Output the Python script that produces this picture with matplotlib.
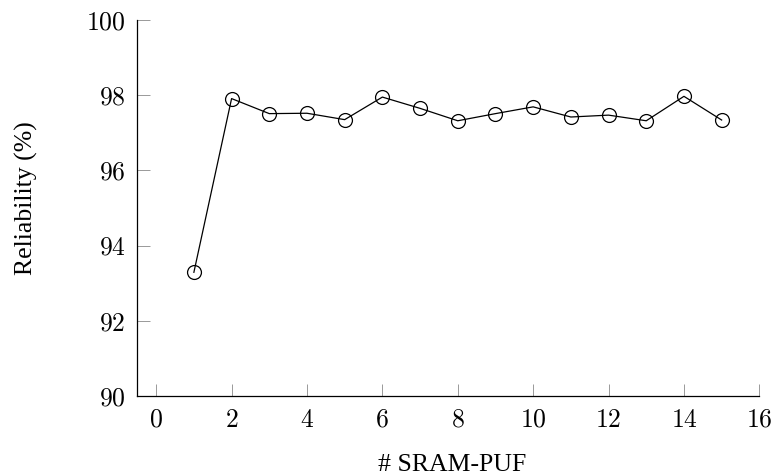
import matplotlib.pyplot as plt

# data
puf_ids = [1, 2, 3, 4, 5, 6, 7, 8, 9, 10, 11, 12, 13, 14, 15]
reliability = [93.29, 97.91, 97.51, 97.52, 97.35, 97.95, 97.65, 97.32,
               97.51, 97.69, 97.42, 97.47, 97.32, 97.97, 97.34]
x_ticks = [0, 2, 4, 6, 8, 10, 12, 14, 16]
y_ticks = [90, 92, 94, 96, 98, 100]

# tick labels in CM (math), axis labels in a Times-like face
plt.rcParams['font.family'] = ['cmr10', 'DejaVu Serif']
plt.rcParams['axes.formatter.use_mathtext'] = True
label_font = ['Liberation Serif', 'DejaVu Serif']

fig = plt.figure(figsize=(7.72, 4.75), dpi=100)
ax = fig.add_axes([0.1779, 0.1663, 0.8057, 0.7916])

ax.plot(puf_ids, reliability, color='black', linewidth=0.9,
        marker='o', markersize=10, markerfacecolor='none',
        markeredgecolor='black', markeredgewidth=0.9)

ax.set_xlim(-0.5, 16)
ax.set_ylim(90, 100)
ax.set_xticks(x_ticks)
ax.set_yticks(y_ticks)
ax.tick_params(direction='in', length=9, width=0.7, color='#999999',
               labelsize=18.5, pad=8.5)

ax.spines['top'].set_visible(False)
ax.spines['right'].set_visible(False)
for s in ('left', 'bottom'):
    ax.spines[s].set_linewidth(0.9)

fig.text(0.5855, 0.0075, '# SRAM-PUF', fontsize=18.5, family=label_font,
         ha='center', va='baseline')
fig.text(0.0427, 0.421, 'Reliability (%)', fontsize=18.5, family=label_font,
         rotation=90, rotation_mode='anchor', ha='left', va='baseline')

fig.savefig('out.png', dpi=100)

**EXERCISE INSTRUCTIONS**: Copy each line above precisely, dropping the pictures.

**PROBLEM SOLUTION**:
Output the Python script that produces this picture with matplotlib.
import matplotlib.pyplot as plt

# data
puf_ids = [1, 2, 3, 4, 5, 6, 7, 8, 9, 10, 11, 12, 13, 14, 15]
reliability = [93.29, 97.91, 97.51, 97.52, 97.35, 97.95, 97.65, 97.32,
               97.51, 97.69, 97.42, 97.47, 97.32, 97.97, 97.34]
x_ticks = [0, 2, 4, 6, 8, 10, 12, 14, 16]
y_ticks = [90, 92, 94, 96, 98, 100]

# tick labels in CM (math), axis labels in a Times-like face
plt.rcParams['font.family'] = ['cmr10', 'DejaVu Serif']
plt.rcParams['axes.formatter.use_mathtext'] = True
label_font = ['Liberation Serif', 'DejaVu Serif']

fig = plt.figure(figsize=(7.72, 4.75), dpi=100)
ax = fig.add_axes([0.1779, 0.1663, 0.8057, 0.7916])

ax.plot(puf_ids, reliability, color='black', linewidth=0.9,
        marker='o', markersize=10, markerfacecolor='none',
        markeredgecolor='black', markeredgewidth=0.9)

ax.set_xlim(-0.5, 16)
ax.set_ylim(90, 100)
ax.set_xticks(x_ticks)
ax.set_yticks(y_ticks)
ax.tick_params(direction='in', length=9, width=0.7, color='#999999',
               labelsize=18.5, pad=8.5)

ax.spines['top'].set_visible(False)
ax.spines['right'].set_visible(False)
for s in ('left', 'bottom'):
    ax.spines[s].set_linewidth(0.9)

fig.text(0.5855, 0.0075, '# SRAM-PUF', fontsize=18.5, family=label_font,
         ha='center', va='baseline')
fig.text(0.0427, 0.421, 'Reliability (%)', fontsize=18.5, family=label_font,
         rotation=90, rotation_mode='anchor', ha='left', va='baseline')

fig.savefig('out.png', dpi=100)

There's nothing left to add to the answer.